The Knesset’s 120 seats go proportionally to all parties whose share of the popular vote meets a certain threshold. Last year, that threshold was raised from 2 percent to 3.25 percent, which many saw as an attempt to block the fractured Arab parties from having a parliamentary voice. Instead, a group of leading Arab parties decided to face the 2015 election as a unified coalition called the Joint List, which is expected to come in third place on Tuesday. (RELATED: Netanyahu Slipping In Israeli And American Polls)
Since no party in Israeli history has ever won a large enough majority to form a governing cabinet, success depends on coalitions and unstable alliances. The current leading faction, Zionist Union, is itself a coalition between two top anti-Netanyahu politicians — one of whom, Tzipi Livni, was Netanyahu’s justice minister before the government was dissolved in December. (RELATED: Will Netanyahu Remain Israel’s Prime Minister?)
Among other issues, Israeli opposition to Netanyahu rests on the prime minister’s apparent unwillingness to seek any kind of peace deal with the Palestinians. In an interview on Monday, he affirmed that if reelected, he would block all attempts at a two-state solution.
Arab parties have historically kept out of Israeli governing coalitions. But the Joint List’s leader, 41-year-old Ayman Odeh, has signaled that he would support Zionist Union if it manages to oust Netanyahu, according to The New York Times.
The Joint List was far from inevitable when it was formed in January. Its member parties’ ideologies are stunningly diverse, including Islamists, Communists and secular Arab nationalist. While Odeh, its leader, was raised in a Muslim family, he considers himself an atheist. The bloc’s full list of candidates includes Arab Muslims and Christians, as well as an Israeli Jew named Dov Khenin, who has served in three previous Knessets under Odeh’s Hadash party.

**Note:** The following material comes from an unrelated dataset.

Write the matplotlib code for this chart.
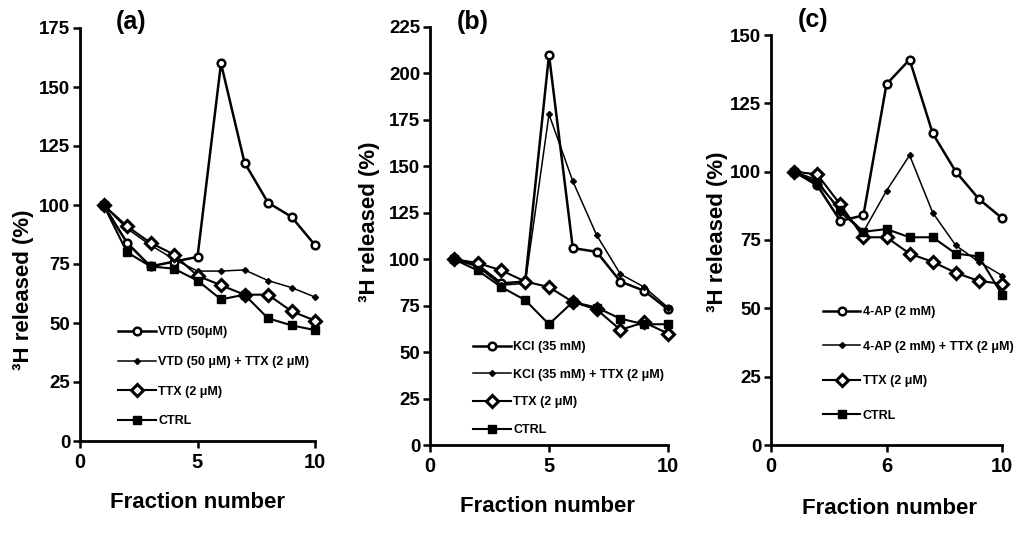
import matplotlib
matplotlib.use("Agg")
import matplotlib.pyplot as plt
from matplotlib.ticker import FixedLocator, FixedFormatter

plt.rcParams['font.family'] = ['Liberation Sans', 'DejaVu Sans']
plt.rcParams['font.weight'] = 'bold'

fractions = [1, 2, 3, 4, 5, 6, 7, 8, 9, 10]

# Panel (a)
a_vtd = [100, 84, 74, 76, 78, 160, 118, 101, 95, 83]
a_vtd_ttx = [100, 90, 83, 77, 72, 72, 72.5, 68, 65, 61]
a_ttx = [100, 91, 84, 79, 70, 66, 62, 62, 55, 51]
a_ctrl = [100, 80, 74, 73, 68, 60, 62, 52, 49, 47]
a_labels = ["VTD (50\u03bcM)", "VTD (50 \u03bcM) + TTX (2 \u03bcM)", "TTX (2 \u03bcM)", "CTRL"]

# Panel (b)
b_kcl = [100, 97, 87, 88, 210, 106, 104, 88, 83, 73]
b_kcl_ttx = [100, 96, 86, 87, 178, 142, 113, 92, 85, 74]
b_ttx = [100, 98, 94, 88, 85, 77, 73, 62, 66, 60]
b_ctrl = [100, 94, 85, 78, 65, 77, 74, 68, 65, 65]
b_labels = ["KCl (35 mM)", "KCl (35 mM) + TTX (2 \u03bcM)", "TTX (2 \u03bcM)", "CTRL"]

# Panel (c)
c_4ap = [100, 95, 82, 84, 132, 141, 114, 100, 90, 83]
c_4ap_ttx = [100, 97, 85, 78, 93, 106, 85, 73, 67, 62]
c_ttx = [100, 99, 88, 76, 76, 70, 67, 63, 60, 59]
c_ctrl = [100, 96, 86, 78, 79, 76, 76, 70, 69, 55]
c_labels = ["4-AP (2 mM)", "4-AP (2 mM) + TTX (2 \u03bcM)", "TTX (2 \u03bcM)", "CTRL"]

a_yticks = [0, 25, 50, 75, 100, 125, 150, 175]
b_yticks = [0, 25, 50, 75, 100, 125, 150, 175, 200, 225]
c_yticks = [0, 25, 50, 75, 100, 125, 150]
xtick_pos = [0, 5, 10]
ab_xtick_labels = ["0", "5", "10"]
c_xtick_labels = ["0", "6", "10"]
panel_tags = ["(a)", "(b)", "(c)"]

W, H = 1016, 535
fig = plt.figure(figsize=(W / 100, H / 100), dpi=100)


def px_axes(left, right, top, bottom):
    return fig.add_axes([left / W, 1 - bottom / H, (right - left) / W, (bottom - top) / H])


def ftext(x, y, s, **kw):
    fig.text(x / W, 1 - y / H, s, **kw)


panels = [
    dict(box=(80, 315, 28, 441), series=[a_vtd, a_vtd_ttx, a_ttx, a_ctrl], labels=a_labels,
         yticks=a_yticks, xlabels=ab_xtick_labels, leg=(0.162, 0.278), lsp=1.42,
         tag=(131, 22), ylab=(24, 290), xlab=(198, 503)),
    dict(box=(430, 668, 27, 445), series=[b_kcl, b_kcl_ttx, b_ttx, b_ctrl], labels=b_labels,
         yticks=b_yticks, xlabels=ab_xtick_labels, leg=(0.181, 0.249), lsp=1.26,
         tag=(473, 22), ylab=(369, 222), xlab=(547, 506)),
    dict(box=(771, 1002, 35, 445), series=[c_4ap, c_4ap_ttx, c_ttx, c_ctrl], labels=c_labels,
         yticks=c_yticks, xlabels=c_xtick_labels, leg=(0.225, 0.339), lsp=1.8,
         tag=(813, 20), ylab=(718, 232), xlab=(890, 509)),
]

styles = [
    dict(marker='o', ms=5.5, mfc='white', mec='black', mew=1.8, lw=1.8),
    dict(marker='D', ms=3.0, mfc='black', mec='black', mew=1.0, lw=1.1),
    dict(marker='D', ms=6.0, mfc='white', mec='black', mew=2.2, lw=1.5),
    dict(marker='s', ms=5.5, mfc='black', mec='black', mew=1.0, lw=1.5),
]

for i, p in enumerate(panels):
    ax = px_axes(*p['box'])
    for vals, lab, st in zip(p['series'], p['labels'], styles):
        ax.plot(fractions, vals, color='black', label=lab, clip_on=False, zorder=3, **st)
    ax.set_xlim(0, 10)
    ax.set_ylim(0, p['yticks'][-1])
    ax.xaxis.set_major_locator(FixedLocator(xtick_pos))
    ax.xaxis.set_major_formatter(FixedFormatter(p['xlabels']))
    ax.yaxis.set_major_locator(FixedLocator(p['yticks']))
    for s in ['top', 'right']:
        ax.spines[s].set_visible(False)
    for s in ['left', 'bottom']:
        ax.spines[s].set_linewidth(2.0)
    ax.tick_params(axis='both', direction='out', length=5, width=1.8, labelsize=13.5, pad=2)
    for t in ax.get_xticklabels() + ax.get_yticklabels():
        t.set_fontweight('bold')
    ax.tick_params(axis='x', labelsize=14.5, pad=4)
    ax.legend(loc='upper left', bbox_to_anchor=p['leg'], frameon=False,
              prop=dict(weight='bold', size=9), handlelength=3.0, handletextpad=0.2,
              labelspacing=p['lsp'], borderpad=0, borderaxespad=0, numpoints=1)
    ftext(p['tag'][0], p['tag'][1], panel_tags[i], fontsize=18, ha='center', va='center')
    ftext(p['ylab'][0], p['ylab'][1], "\u00b3H released (%)", fontsize=16, rotation=90,
          ha='center', va='center', fontweight='bold')
    ftext(p['xlab'][0], p['xlab'][1], "Fraction number", fontsize=16, ha='center', va='center',
          fontweight='bold')

fig.savefig("out.png", dpi=100)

Despite its shaky foundations, the Joint List may have found the right electoral moment to coalesce: after years of falling turnout, polls predict the highest Arab voting presence since 1999. Commenters have speculated wildly about whether Arab voters will fulfill these expectations, and whether the Joint List will back a viable coalition that excludes Netanyahu’s Likud. The bloc also faces disproportionately high expectations from those who complain that Israel’s Arabs are routinely ignored by the country’s government for the allocation of basic services.
Aside from these grievances, Arabs in Israel have faced hostility in the political mainstream, where their higher birthrate in comparison to Israeli Jews is euphemistically called “the demographic threat.”
In November, Netanyahu said that Arabs protesting police brutality in their Israeli village were “invited to move” to the West Bank or Gaza. And Avigdor Lieberman, the politician who led the push to raise the election threshold, said last week that Arab citizens who criticize Israel should be beheaded. (In response, Joint List legislator Ahmad Tibi called Lieberman “Jewish ISIS.”)
According to the latest polls, Lieberman’s stridently Zionist Yisrael Beiteinu party, is itself now struggling to overcome the threshold for entry to the Knesset.